Begin with the line holding "Generate a Python", end with the line holding "plt.rcParams['font.family'] = ['Noto", and repeat every line in between exactly, without pictures.

───

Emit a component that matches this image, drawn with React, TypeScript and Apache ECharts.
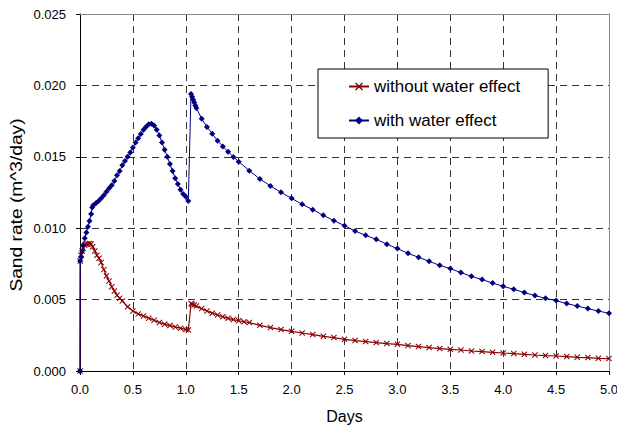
import React, { useEffect, useRef } from "react";
import * as echarts from "echarts";

const xTicks = ["0.0", "0.5", "1.0", "1.5", "2.0", "2.5", "3.0", "3.5", "4.0", "4.5", "5.0"];
const yTicks = ["0.000", "0.005", "0.010", "0.015", "0.020", "0.025"];

const seriesNames = ["without water effect", "with water effect"];
const xTitle = "Days";
const yTitle = "Sand rate (m^3/day)";

const daysWith = [
  0, 0.002, 0.01, 0.02, 0.03, 0.045, 0.06, 0.075, 0.09, 0.105, 0.115, 0.125, 0.15, 0.175, 0.2, 0.225, 0.25,
  0.275, 0.3, 0.325, 0.35, 0.375, 0.4, 0.425, 0.45, 0.475, 0.5, 0.525, 0.55, 0.575, 0.6, 0.625, 0.65, 0.675,
  0.7, 0.725, 0.75, 0.775, 0.8, 0.825, 0.85, 0.875, 0.9, 0.925, 0.95, 0.975, 1.0, 1.024,
  1.049, 1.06, 1.07, 1.08, 1.09, 1.1, 1.15, 1.2, 1.25, 1.3, 1.35, 1.4, 1.45, 1.5, 1.6, 1.7, 1.8, 1.9, 2.0,
  2.1, 2.2, 2.3, 2.4, 2.5, 2.6, 2.7, 2.8, 2.9, 3.0, 3.1, 3.2, 3.3, 3.4, 3.5, 3.6, 3.7, 3.8, 3.9, 4.0, 4.1,
  4.2, 4.3, 4.4, 4.5, 4.6, 4.7, 4.8, 4.9, 5.0,
];
const rateWith = [
  0, 0.0077, 0.008, 0.0084, 0.0088, 0.0093, 0.0097, 0.0101, 0.0105, 0.011, 0.01145, 0.0116, 0.01175, 0.0119,
  0.0121, 0.0123, 0.01255, 0.0128, 0.013, 0.0133, 0.0137, 0.014, 0.0144, 0.0147, 0.015, 0.0153, 0.01565,
  0.016, 0.0163, 0.0166, 0.0169, 0.0171, 0.01728, 0.01732, 0.0172, 0.0169, 0.0165, 0.016, 0.0155, 0.015,
  0.0145, 0.014, 0.0135, 0.0131, 0.0127, 0.0124, 0.0122, 0.0119,
  0.0194, 0.0192, 0.019, 0.0188, 0.0186, 0.01842, 0.01767, 0.01709, 0.01662, 0.01613, 0.01573, 0.01536,
  0.01499, 0.01466, 0.01403, 0.01345, 0.01296, 0.01251, 0.01209, 0.01167, 0.0113, 0.0109, 0.01053, 0.01018,
  0.0098, 0.0095, 0.00922, 0.00888, 0.00857, 0.00824, 0.00796, 0.00768, 0.0074, 0.00717, 0.00689, 0.00663,
  0.0064, 0.00616, 0.00593, 0.00572, 0.00549, 0.00528, 0.00509, 0.00493, 0.00472, 0.00455, 0.00437, 0.0042,
  0.00404,
];

const daysWithout = [
  0, 0.002, 0.01, 0.02, 0.03, 0.045, 0.06, 0.075, 0.09, 0.105, 0.12, 0.14, 0.16, 0.18, 0.2, 0.225, 0.25,
  0.275, 0.3, 0.325, 0.35, 0.375, 0.4, 0.45, 0.5, 0.55, 0.6, 0.65, 0.7, 0.75, 0.8, 0.85, 0.9, 0.95, 1.0, 1.024,
  1.05, 1.06, 1.08, 1.1, 1.15, 1.2, 1.25, 1.3, 1.35, 1.4, 1.45, 1.5, 1.55, 1.6, 1.7, 1.8, 1.9, 2.0, 2.1, 2.2,
  2.3, 2.4, 2.5, 2.6, 2.7, 2.8, 2.9, 3.0, 3.1, 3.2, 3.3, 3.4, 3.5, 3.6, 3.7, 3.8, 3.9, 4.0, 4.1, 4.2, 4.3,
  4.4, 4.5, 4.6, 4.7, 4.8, 4.9, 5.0,
];
const rateWithout = [
  0, 0.0077, 0.0081, 0.0084, 0.0086, 0.0088, 0.00888, 0.0089, 0.00893, 0.0089, 0.0087, 0.0084, 0.0081,
  0.0079, 0.0076, 0.0071, 0.00665, 0.0063, 0.0059, 0.0056, 0.0053, 0.0051, 0.0049, 0.0045, 0.0042, 0.004,
  0.00385, 0.0037, 0.00355, 0.0034, 0.00328, 0.00318, 0.00308, 0.003, 0.0029, 0.00287,
  0.00472, 0.00468, 0.00462, 0.00455, 0.00437, 0.0042, 0.00405, 0.00392, 0.0038, 0.00369, 0.0036, 0.00352,
  0.00345, 0.00339, 0.0032, 0.00304, 0.0029, 0.00278, 0.00266, 0.00255, 0.00243, 0.00234, 0.00222, 0.00213,
  0.00206, 0.00199, 0.00192, 0.00187, 0.00178, 0.00171, 0.00164, 0.00157, 0.00152, 0.00147, 0.0014, 0.00136,
  0.00131, 0.00126, 0.00122, 0.00117, 0.00112, 0.00108, 0.00105, 0.00101, 0.00096, 0.00094, 0.00089,
  0.00087,
];

const FONT = "'Liberation Sans', Arial, sans-serif";
const CROSS =
  "path://M0,1.2L1.2,0L5,3.8L8.8,0L10,1.2L6.2,5L10,8.8L8.8,10L5,6.2L1.2,10L0,8.8L3.8,5Z";

export default function App() {
  const ref = useRef<HTMLDivElement>(null);
  useEffect(() => {
    if (!ref.current) return;
    const chart = echarts.init(ref.current, undefined, { renderer: "svg" });
    const pairs = (xs: number[], ys: number[]) => xs.map((x, i) => [x, ys[i]]);
    const xMin = parseFloat(xTicks[0]);
    const xMax = parseFloat(xTicks[xTicks.length - 1]);
    const yMin = parseFloat(yTicks[0]);
    const yMax = parseFloat(yTicks[yTicks.length - 1]);
    const dash = { color: "#333", width: 1, type: [7, 5] as any };
    chart.setOption({
      animation: false,
      backgroundColor: "#fff",
      textStyle: { fontFamily: FONT, color: "#000" },
      grid: {
        left: 80,
        right: 8,
        top: 14,
        bottom: 54,
        show: false,
        containLabel: false,
        outerBoundsMode: "none",
      },
      graphic: [
        {
          type: "text",
          x: 17,
          y: 205,
          rotation: Math.PI / 2,
          scaleX: 1.2,
          scaleY: 1,
          style: {
            text: yTitle,
            font: `16px ${FONT}`,
            fill: "#000",
            align: "center",
            verticalAlign: "middle",
          },
        },
      ],
      legend: {
        data: seriesNames,
        orient: "vertical",
        left: 318,
        top: 69,
        padding: [9, 28, 9, 30],
        itemWidth: 20,
        itemHeight: 10,
        itemGap: 17,
        backgroundColor: "#fff",
        borderColor: "#000",
        borderWidth: 1,
        textStyle: { fontFamily: FONT, fontSize: 17, color: "#000", lineHeight: 17 },
      },
      xAxis: [
        {
          type: "value",
          min: xMin,
          max: xMax,
          interval: 0.5,
          name: xTitle,
          nameLocation: "middle",
          nameGap: 37,
          nameTextStyle: { fontFamily: FONT, fontSize: 16, color: "#000" },
          axisLine: { show: true, onZero: false, lineStyle: { color: "#000", width: 1 } },
          axisTick: { show: true, length: 4, lineStyle: { color: "#000" } },
          axisLabel: {
            fontFamily: FONT,
            fontSize: 13,
            color: "#000",
            margin: 12,
            formatter: (v: number) => v.toFixed(1),
          },
          splitLine: { show: true, lineStyle: dash },
        },
        {
          type: "value",
          position: "top",
          min: xMin,
          max: xMax,
          interval: 0.5,
          axisLine: { show: true, onZero: false, lineStyle: { color: "#888", width: 1 } },
          axisTick: { show: false },
          axisLabel: { show: false },
          splitLine: { show: false },
        },
      ],
      yAxis: [
        {
          type: "value",
          min: yMin,
          max: yMax,
          interval: 0.005,
          axisLine: { show: true, onZero: false, lineStyle: { color: "#000", width: 1 } },
          axisTick: { show: true, length: 4, lineStyle: { color: "#000" } },
          axisLabel: {
            fontFamily: FONT,
            fontSize: 13,
            color: "#000",
            margin: 14,
            formatter: (v: number) => v.toFixed(3),
          },
          splitLine: { show: true, lineStyle: dash },
        },
        {
          type: "value",
          position: "right",
          min: yMin,
          max: yMax,
          interval: 0.005,
          axisLine: { show: true, onZero: false, lineStyle: { color: "#888", width: 1 } },
          axisTick: { show: false },
          axisLabel: { show: false },
          splitLine: { show: false },
        },
      ],
      series: [
        {
          name: seriesNames[0],
          type: "line",
          data: pairs(daysWithout, rateWithout),
          symbol: CROSS,
          symbolSize: 6,
          showAllSymbol: true,
          lineStyle: { color: "#8b0000", width: 1.2 },
          itemStyle: { color: "#8b0000" },
          emphasis: { disabled: true },
        },
        {
          name: seriesNames[1],
          type: "line",
          data: pairs(daysWith, rateWith),
          symbol: "diamond",
          symbolSize: 6,
          showAllSymbol: true,
          lineStyle: { color: "#000080", width: 1 },
          itemStyle: { color: "#000080" },
          emphasis: { disabled: true },
        },
      ],
    });
    return () => chart.dispose();
  }, []);
  return (
    <div
      ref={ref}
      style={{ position: "fixed", left: 0, top: 0, width: 617, height: 425, background: "#fff" }}
    />
  );
}
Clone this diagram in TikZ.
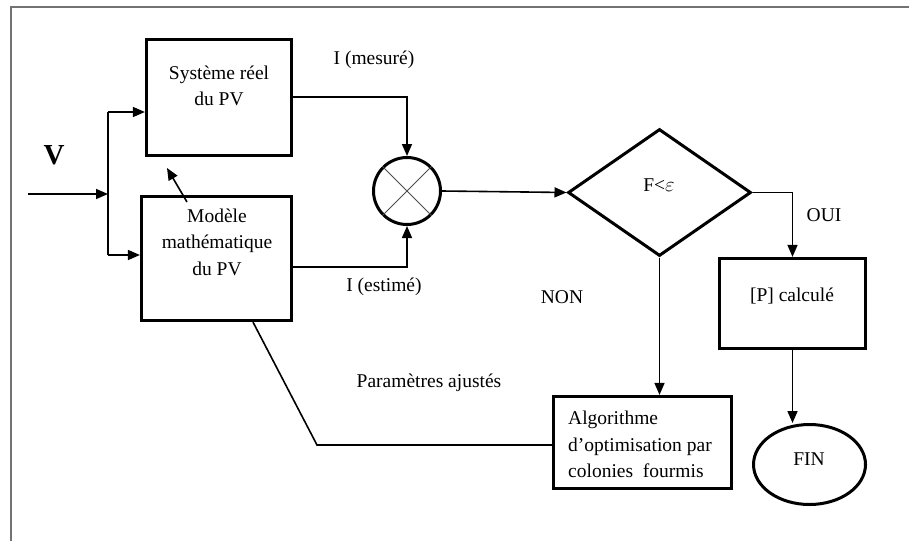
\documentclass[tikz,border=0pt]{standalone}
\usepackage{fontspec}
\setmainfont{Liberation Serif}
\usetikzlibrary{arrows.meta,shapes.geometric}
\begin{document}
\begin{tikzpicture}[x=1pt,y=-1pt,
  box/.style={draw,line width=3.2pt,inner sep=0pt},
  conn/.style={line width=1.6pt},
  arr/.style={conn,-{Triangle[length=12pt,width=10pt]}},
  txt/.style={font=\fontsize{19.5}{26.5}\selectfont,inner sep=0pt,align=center},
  frame/.style={draw=black!55,line width=2pt}]
\useasboundingbox (0,0) rectangle (909,541);
% frame
\draw[frame] (11,541) -- (11,7) -- (909,7);
% blocks
\node[box,minimum width=145pt,minimum height=116pt] (sys) at (219,97.5) {};
\node[box,minimum width=150pt,minimum height=124pt] (mod) at (216.5,258.5) {};
\node[circle,draw,line width=3pt,minimum size=67pt,inner sep=0pt] (sum) at (407,191) {};
\draw[line width=0.8pt,black!70] (sum.45) -- (sum.225) (sum.135) -- (sum.315);
\node[diamond,draw,line width=3pt,minimum width=183pt,minimum height=127pt,inner sep=0pt] (dia) at (659.5,192.5) {};
\node[box,minimum width=146pt,minimum height=90pt] (P) at (792.5,303.5) {};
\node[box,minimum width=178pt,minimum height=92pt] (algo) at (642.5,442.5) {};
\node[ellipse,draw,line width=3pt,minimum width=112pt,minimum height=80pt,inner sep=0pt] (fin) at (809.5,464.5) {};
% texts
\node[txt] (tsys) at (219,86) {Système réel\\du PV};
\node[txt] (tmod) at (217,242) {Modèle\\mathématique\\du PV};
\node[txt] (tdia) at (659,185) {F<$\varepsilon$};
\node[txt] (tP) at (792,296) {[P] calculé};
\node[txt] (tfin) at (809,459) {FIN};
\node[txt,align=left,anchor=west] (talgo) at (568,444.5) {Algorithme\\d’optimisation par\\colonies\ \ fourmis};
\node[txt,font=\fontsize{29}{30}\selectfont\bfseries] (V) at (54,155) {V};
\node[txt] (lmes) at (374,60) {I (mesuré)};
\node[txt] (lest) at (384,287) {I (estimé)};
\node[txt] (lpar) at (429,383) {Paramètres ajustés};
\node[txt] (lnon) at (562,297) {NON};
\node[txt] (loui) at (824,215) {OUI};
% input connections
\coordinate (in) at (28,194);
\coordinate (j) at (108,194);
\coordinate (jt) at (108,112);
\coordinate (jb) at (108,255);
\draw[arr] (in) -- (j);
\draw[conn] (jt) -- (jb);
\draw[arr] (jt) -- (jt -| sys.west);
\draw[arr] (jb) -- (jb -| mod.west);
% small arrow model -> system
\coordinate (a1) at (187,202);
\coordinate (a2) at (167,168);
\draw[arr] (a1) -- (a2);
% currents
\coordinate (ym) at (0,97);
\coordinate (ye) at (0,267);
\draw[arr] (sys.east |- ym) -| (sum.north);
\draw[arr] ([xshift=-3pt]mod.east |- ye) -| (sum.south);
% flow
\draw[arr] (sum.east) -- (dia.west);
\draw[arr] (dia.east) -| (P.north);
\draw[arr] (dia.south) -- (dia.south |- algo.north);
\draw[arr] (P.south) -- (P.south |- fin.north);
% feedback
\coordinate (k) at (317,445);
\coordinate (m1) at (253,0);
\draw[conn] (algo.west |- k) -- (k) -- (mod.south -| m1);
\end{tikzpicture}
\end{document}
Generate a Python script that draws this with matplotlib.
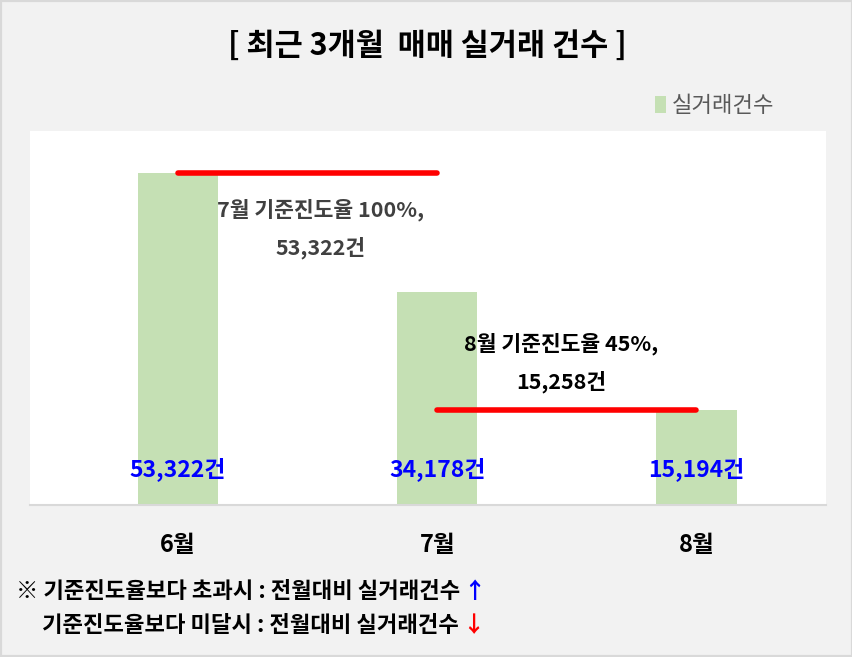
import matplotlib.pyplot as plt
from matplotlib.patches import Rectangle

plt.rcParams['font.family'] = ['Noto Sans CJK KR', 'DejaVu Sans']

# data
months = ['6월', '7월', '8월']
counts = [53322, 34178, 15194]
count_labels = ['53,322건', '34,178건', '15,194건']
ref_july = 53322     # 7월 기준진도율 100%
ref_aug = 15258      # 8월 기준진도율 45%

fig = plt.figure(figsize=(8.53, 6.57), dpi=100)
fig.patch.set_facecolor('#f2f2f2')
fig.patches.append(Rectangle((0, 0), 1, 1, transform=fig.transFigure,
                             fill=False, edgecolor='#d9d9d9', linewidth=3))

W, H = 853, 657
ax = fig.add_axes([30 / W, 1 - 505 / H, 796 / W, 374 / H])
ax.set_facecolor('white')

x = list(range(len(months)))
ax.bar(x, counts, width=0.31, color='#c5e0b4', label='실거래건수', zorder=2)
ax.set_xlim(-0.571, 2.5)
ax.set_ylim(0, 60000)

# reference lines
ax.plot([0, 1], [ref_july, ref_july], color='red', lw=4, solid_capstyle='round', zorder=3)
ax.plot([1, 2], [ref_aug, ref_aug], color='red', lw=4, solid_capstyle='round', zorder=3)

# value labels
for xi, lab in zip(x, count_labels):
    ax.text(xi, 5700, lab, color='#0000ff', fontsize=16.5, fontweight='bold',
            ha='center', va='center', zorder=4)

ax.text(0.55, 47400, '7월 기준진도율 100%,', color='#404040', fontsize=15.5,
        fontweight='bold', ha='center', va='center', zorder=4)
ax.text(0.55, 41300, '53,322건', color='#404040', fontsize=15.5,
        fontweight='bold', ha='center', va='center', zorder=4)
ax.text(1.48, 25800, '8월 기준진도율 45%,', color='black', fontsize=15.5,
        fontweight='bold', ha='center', va='center', zorder=4)
ax.text(1.48, 19700, '15,258건', color='black', fontsize=15.5,
        fontweight='bold', ha='center', va='center', zorder=4)

ax.set_yticks([])
ax.set_xticks(x)
ax.set_xticklabels(months, fontsize=17, fontweight='bold')
ax.tick_params(axis='x', length=0, pad=20)
for s in ['top', 'left', 'right']:
    ax.spines[s].set_visible(False)
ax.spines['bottom'].set_color('#d9d9d9')
ax.spines['bottom'].set_linewidth(1.5)

fig.text(427 / W, 1 - 46 / H, '[ 최근 3개월  매매 실거래 건수 ]', fontsize=22,
         fontweight='bold', ha='center', va='center')

leg = fig.legend(loc='center left', bbox_to_anchor=(646 / W, 1 - 106 / H),
                 frameon=False, fontsize=16, handlelength=0.5, handleheight=0.8,
                 handletextpad=0.25, borderaxespad=0)
for t in leg.get_texts():
    t.set_color('#595959')

# notes with coloured arrows placed right after the text
t1 = fig.text(16 / W, 1 - 591 / H, '※ 기준진도율보다 초과시 : 전월대비 실거래건수', fontsize=16,
              fontweight='bold', ha='left', va='center')
t2 = fig.text(42 / W, 1 - 626 / H, '기준진도율보다 미달시 : 전월대비 실거래건수', fontsize=16,
              fontweight='bold', ha='left', va='center')
fig.canvas.draw()
r = fig.canvas.get_renderer()
e1 = t1.get_window_extent(r)
e2 = t2.get_window_extent(r)
fig.text((e1.x1 + 3) / W, 1 - 591 / H, '↑', fontsize=16, fontweight='bold', color='#0000ff',
         ha='left', va='center')
fig.text((e2.x1 + 3) / W, 1 - 626 / H, '↓', fontsize=16, fontweight='bold', color='red',
         ha='left', va='center')

fig.savefig('out.png', dpi=100, facecolor=fig.get_facecolor())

───

Written answer –
Generate a Python script that draws this with matplotlib.
import matplotlib.pyplot as plt
from matplotlib.patches import Rectangle

plt.rcParams['font.family'] = ['Noto Sans CJK KR', 'DejaVu Sans']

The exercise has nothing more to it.